O processo histórico é, porém, contumaz em pregar peças, e
assim ficamos a dever à direita brasileira a reaglutinação das
esquerdas e do movimento social, e a virtual unidade, na ação, do
movimento sindical. Foi a ameaça da captura do Estado, sem voto, para
alterar a agenda de prioridades, projeto da classe dominante brasileira,
que reconciliou o governo com as massas, quando essas descobriram que o
golpe era mesmo contra elas, isto é, contra os direitos dos
trabalhadores, agora em 2016 como em 1954 e em 1964.

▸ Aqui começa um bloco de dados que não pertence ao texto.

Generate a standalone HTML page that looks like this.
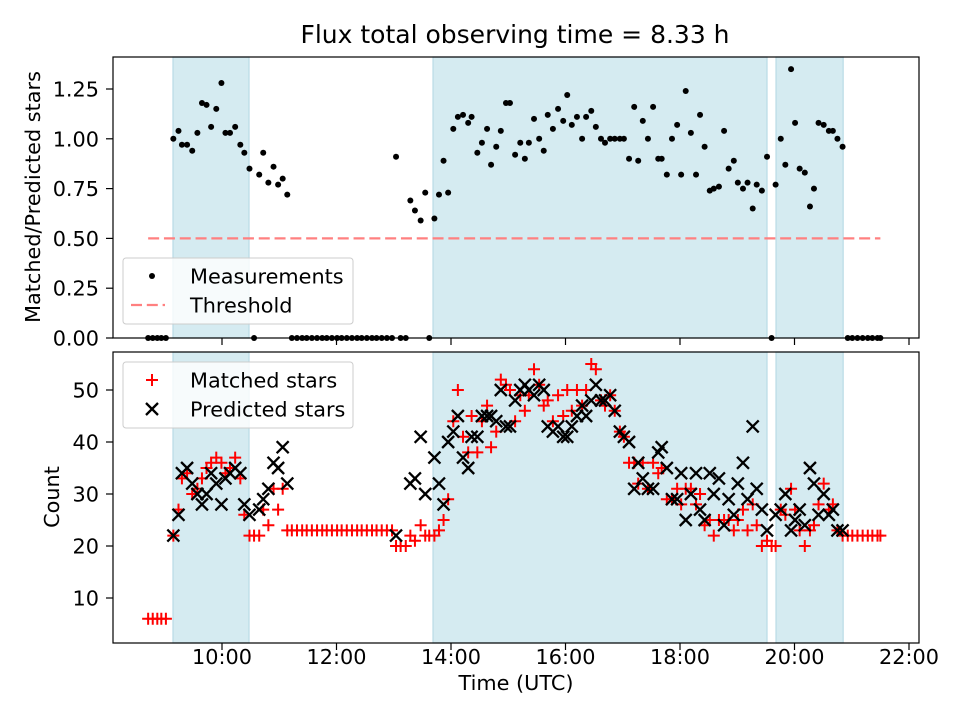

A iminência do golpe de Estado, operado a partir das
entranhas do Estado, por setores do Ministério Público Federal, da
Polícia Federal e do Judiciário, mas articulado de fora pelas forças de
sempre (o monopólio ideológico dos meios de comunicação liderados pelo
sistema Globo), ensejou às esquerdas, como mecanismo de defesa que logo
se transformou em instrumento de luta, a unidade na ação, de que
resultou a Frente Brasil Popular, e, com ela, a unificação dos
movimentos populares e as grandes mobilizações.
A consigna “Não vai ter golpe, vai ter luta”, que em
outras palavras significa a retomada, pela esquerda, da questão
democrática, e a decisão pelo enfrentamento, tanto funcionou como
discurso aglutinador quanto orientou a ação. Nas ruas, as massas
redescobriram sua força, e não pretendem refluir. O movimento social,
assim, está na fronteira de um salto de qualidade que lhe permitirá
caminhar da defesa da legalidade e da democracia para as eleições e a
construção de um novo tipo de sociedade. Golpeadas pela farsa do impeachment, as esquerdas se preparam para unir a luta parlamentar à luta nas ruas.
As emoções desses dias parecem enunciar embates de duração, intensidade e profundidade impossíveis de prever.
Roberto Amaral *Ex-ministro da Ciência e Tecnologia e ex-presidente do PSB, partido do qual se desfiliou.